G20 adopts OECD’s plan to fight tax optimization by multinationals

Wednesday, 18 November 2015 13:37

G20 leaders on November 16, in Antalya (Turkey), adopted OECD’s (Organization for Economic Coorperation and Development) plan to fight multinational tax avoidance.

In the final communiqué of their summit, the leaders of the twenty most powerful economies worldwide insisted on a wide and coherent implementation of this BEPS (Base Erosion and Profit Shifting) plan, especially in regards to the delicate issue of agreements between tax authorities and multinational (tax rulings). They also called-in the developing countries to do the same

The G20 has in fact, trusted OECD with the “monitoring of BEPS’” implementation and instructed it to establish a “structure” to attend to this mission in 2016.

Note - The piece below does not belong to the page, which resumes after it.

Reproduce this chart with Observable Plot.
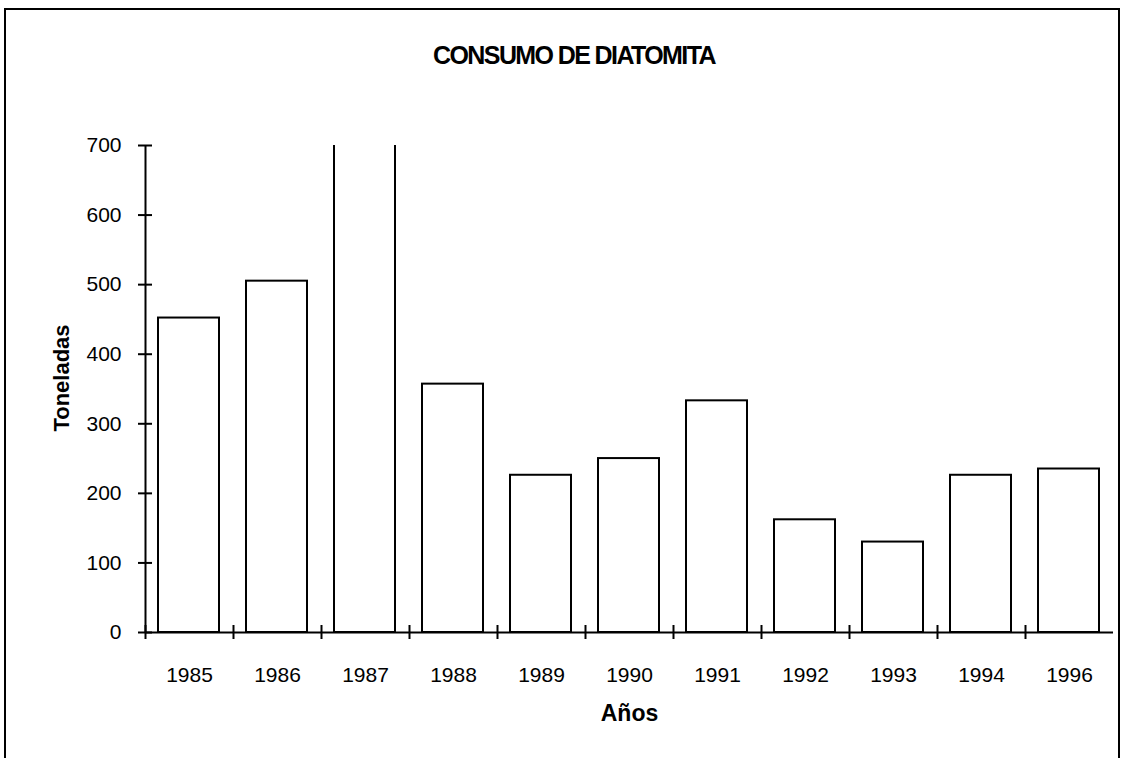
<!DOCTYPE html>
<html>
<head>
<meta charset="utf-8">
<script src="https://cdn.jsdelivr.net/npm/d3@7"></script>
<script src="https://cdn.jsdelivr.net/npm/@observablehq/plot@0.6"></script>
<style>
  html, body { margin: 0; padding: 0; background: #fff; }
  #page { position: relative; width: 1128px; height: 758px; overflow: hidden; background: #fff; }
  #frame { position: absolute; left: 4px; top: 8px; width: 1112px; height: 760px;
           border-top: 2px solid #000; border-left: 2px solid #000; border-right: 2px solid #000; }
  #title { position: absolute; left: 0; top: 43px; width: 1148px; text-align: center;
           font-family: "Liberation Sans", Arial, sans-serif; font-weight: bold; font-size: 25px;
           letter-spacing: -1.6px; line-height: 25px; color: #000; }
  #chart { position: absolute; left: 0; top: 0; }
</style>
</head>
<body>
<div id="page">
  <div id="frame"></div>
  <div id="title">CONSUMO DE DIATOMITA</div>
  <div id="chart"></div>
</div>
<script>
// Data
const years  = ["1985", "1986", "1987", "1988", "1989", "1990", "1991", "1992", "1993", "1994", "1996"];
const values = [452, 505, 720, 357, 226, 250, 333, 162, 130, 226, 235]; // toneladas (1987 runs past the top of the axis)
const yTicks = [0, 100, 200, 300, 400, 500, 600, 700];
const titleText = "CONSUMO DE DIATOMITA";
const xLabel = "Años";
const yLabel = "Toneladas";

document.getElementById("title").textContent = titleText;

const data = years.map((year, i) => ({i, year, value: values[i]}));
const n = years.length;
const boundaries = d3.range(n); // category separators on the axis
const centers = d3.range(n).map(i => i + 0.5);

const W = 1128, H = 758;
const ml = 145, mr = 15, mt = 145, mb = 126;
const innerW = W - ml - mr, innerH = H - mt - mb;

const chart = Plot.plot({
  width: W,
  height: H,
  marginLeft: ml,
  marginRight: mr,
  marginTop: mt,
  marginBottom: mb,
  x: {type: "linear", domain: [0, n], label: null},
  y: {domain: [0, 700], label: null},
  style: {fontFamily: "Liberation Sans, Arial, sans-serif", fontSize: "21px", color: "#000", background: "transparent", overflow: "visible"},
  marks: [
    Plot.rectY(data, {x1: "i", x2: d => d.i + 1, y: "value", insetLeft: 13, insetRight: 14,
                      fill: "white", stroke: "black", strokeWidth: 2, clip: true}),
    Plot.ruleX([0], {y1: 0, y2: 700, stroke: "black", strokeWidth: 2}),
    Plot.ruleY([0], {x1: 0, x2: n, stroke: "black", strokeWidth: 2}),
    Plot.tickY(yTicks, {y: d => d, insetRight: innerW - 14, dx: -7, stroke: "black", strokeWidth: 2}),
    Plot.tickX(boundaries, {x: d => d, insetTop: innerH - 14, dy: 7, stroke: "black", strokeWidth: 2}),
    Plot.axisY({ticks: yTicks, tickSize: 0, tickPadding: 24, fontSize: 21, label: null, tickFormat: d => String(d)}),
    Plot.axisX({ticks: centers, tickSize: 0, tickPadding: 35, fontSize: 21, label: null, tickFormat: d => years[Math.floor(d)]}),
    Plot.text([xLabel], {frameAnchor: "bottom", dy: 81, fontWeight: "bold", fontSize: 23, textAnchor: "middle", lineAnchor: "middle", text: d => d}),
    Plot.text([yLabel], {frameAnchor: "left", dx: -84, dy: -11, rotate: -90, fontWeight: "bold", fontSize: 22,
                         textAnchor: "middle", lineAnchor: "middle", letterSpacing: "-1px", text: d => d})
  ]
});
document.getElementById("chart").appendChild(chart);
</script>
</body>
</html>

Tax optimization practices that mainly consist in exploiting discrepancies in national legislations, resort to accounting subtleties and to act on preferential tax regimes; allow multinationals to save between 100 and 240 billion dollars each year, OECD’s estimates show.

BEPS therefore intends to implement a series of measures to overcome these failures, worldwide, within national legislations or bilateral fiscal conventions that allow some profits to completely evade tax, or to force global giants to expose in details the records for all their activities and the taxes they pay in each country they operate in (state to state declaration).

Various NGOs including Tax & Justice however believe that this new plan to fight tax optimization is far from being a panacea, stating that “OECD is not the best option in regards to finding a solution to the troublesome issue of multinational tax avoidance considering that this organization in reality is a think-tank at the service of about thirty developed countries.”